A drawback to point clouds is their high computation cost, both in memory and runtime. Point clouds’ runtime and required space increase cubically with resolution, versus depth images, for which computational costs increase with the square of resolution. Once a dense, filtered point cloud is achieved, however, straightness extraction is relatively straightforward.

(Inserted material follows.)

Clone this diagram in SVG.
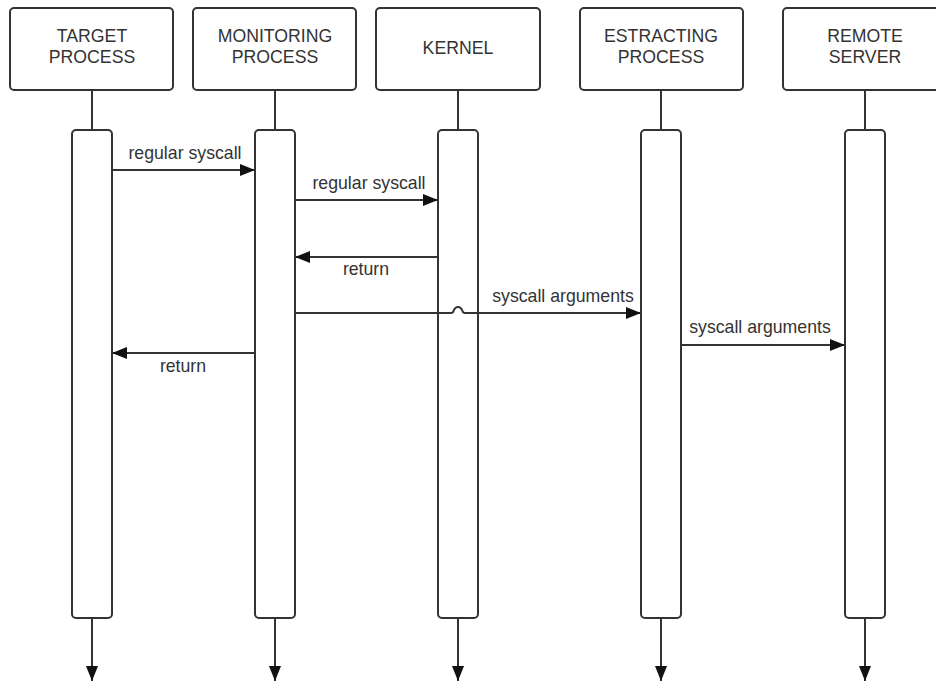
<svg xmlns="http://www.w3.org/2000/svg" width="936" height="682" viewBox="0 0 936 682">
<defs>
<marker id="ah" markerUnits="userSpaceOnUse" markerWidth="15" markerHeight="12" refX="15" refY="6" orient="auto">
<path d="M0,0 L15,6 L0,12 z" fill="#111"/>
</marker>
<style>
.box{fill:#fff;stroke:#333;stroke-width:2}
.bar{fill:#fff;stroke:#333;stroke-width:2}
.ln{fill:none;stroke:#333;stroke-width:2}
.msg{fill:none;stroke:#333;stroke-width:2;marker-end:url(#ah)}
text{font-family:"Liberation Sans",Arial,sans-serif;font-size:17.7px;fill:#333;text-anchor:middle}
</style>
</defs>
<rect width="936" height="682" fill="#fff"/>
<g id="connectors">
<line class="ln" x1="92" y1="90" x2="92" y2="130"/>
<line class="ln" x1="275" y1="90" x2="275" y2="130"/>
<line class="ln" x1="458" y1="90" x2="458" y2="130"/>
<line class="ln" x1="661" y1="90" x2="661" y2="130"/>
<line class="ln" x1="865" y1="90" x2="865" y2="130"/>
<line class="msg" x1="92" y1="618" x2="92" y2="681"/>
<line class="msg" x1="275" y1="618" x2="275" y2="681"/>
<line class="msg" x1="458" y1="618" x2="458" y2="681"/>
<line class="msg" x1="661" y1="618" x2="661" y2="681"/>
<line class="msg" x1="865" y1="618" x2="865" y2="681"/>
</g>
<g id="target">
<rect class="box" x="10" y="8" width="163" height="82" rx="4"/>
<text x="92" y="42">TARGET</text>
<text x="92" y="63">PROCESS</text>
<rect class="bar" x="72" y="130" width="40" height="488" rx="4"/>
</g>
<g id="monitoring">
<rect class="box" x="193" y="8" width="163" height="82" rx="4"/>
<text x="275" y="42">MONITORING</text>
<text x="275" y="63">PROCESS</text>
<rect class="bar" x="255" y="130" width="40" height="488" rx="4"/>
</g>
<g id="kernel">
<rect class="box" x="376" y="8" width="164" height="82" rx="4"/>
<text x="458" y="54">KERNEL</text>
<rect class="bar" x="438" y="130" width="40" height="488" rx="4"/>
</g>
<g id="extracting">
<rect class="box" x="580" y="8" width="163" height="82" rx="4"/>
<text x="661" y="42">ESTRACTING</text>
<text x="661" y="63">PROCESS</text>
<rect class="bar" x="641" y="130" width="40" height="488" rx="4"/>
</g>
<g id="remote">
<rect class="box" x="783" y="8" width="164" height="82" rx="4"/>
<text x="865" y="42">REMOTE</text>
<text x="865" y="63">SERVER</text>
<rect class="bar" x="845" y="130" width="40" height="488" rx="4"/>
</g>
<g id="messages">
<line class="msg" x1="112" y1="170" x2="255" y2="170"/>
<text x="185" y="159">regular syscall</text>
<line class="msg" x1="295" y1="200" x2="438" y2="200"/>
<text x="369" y="189">regular syscall</text>
<line class="msg" x1="438" y1="257" x2="295" y2="257"/>
<text x="366" y="275">return</text>
<path class="msg" d="M295,313 L451,313 Q453,313 453.5,311 Q455,307 458,307 Q461,307 462.5,311 Q463,313 465,313 L641,313"/>
<text x="563" y="302">syscall arguments</text>
<line class="msg" x1="681" y1="345" x2="845" y2="345"/>
<text x="760" y="333">syscall arguments</text>
<line class="msg" x1="255" y1="353" x2="112" y2="353"/>
<text x="183" y="372">return</text>
</g>
</svg>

In view of the methods employed by Erasmus et al. (2018) and Prendes et al. (2022), our ForSense algorithm is comparatively straightforward. More sophisticated algorithms for straightness and log volume estimation using stereo depth imagery are on the horizon, but require additional research.

Conclusion

We demonstrated the use of a computer vision system to automate the measurement of tree stem diameter and straightness in two black walnut plantations, although the system need not be limited to this context. The system uses a stereo camera to capture depth images or depth videos with embedded pixel values that indicate the distance from the camera to various points in a depth frame. The system is highly accurate (less than 2 cm MAE) and its estimates of straightness showed a strong correlation with human visual ratings of stem quality. The system is also consistent, achieving a sub-centimeter difference between repeated measurements of diameter, and + / − 0.03 when calculating straightness values. The system is time-efficient compared to hand measurements, and it produces repeatable data in real time, supporting on-site decision-making by forest managers. The system is not computationally intensive and it can be run on a regular laptop. The next step for this system is to pair a tree’s automated measurements with its geo-spatial data and to automate data entry into a database.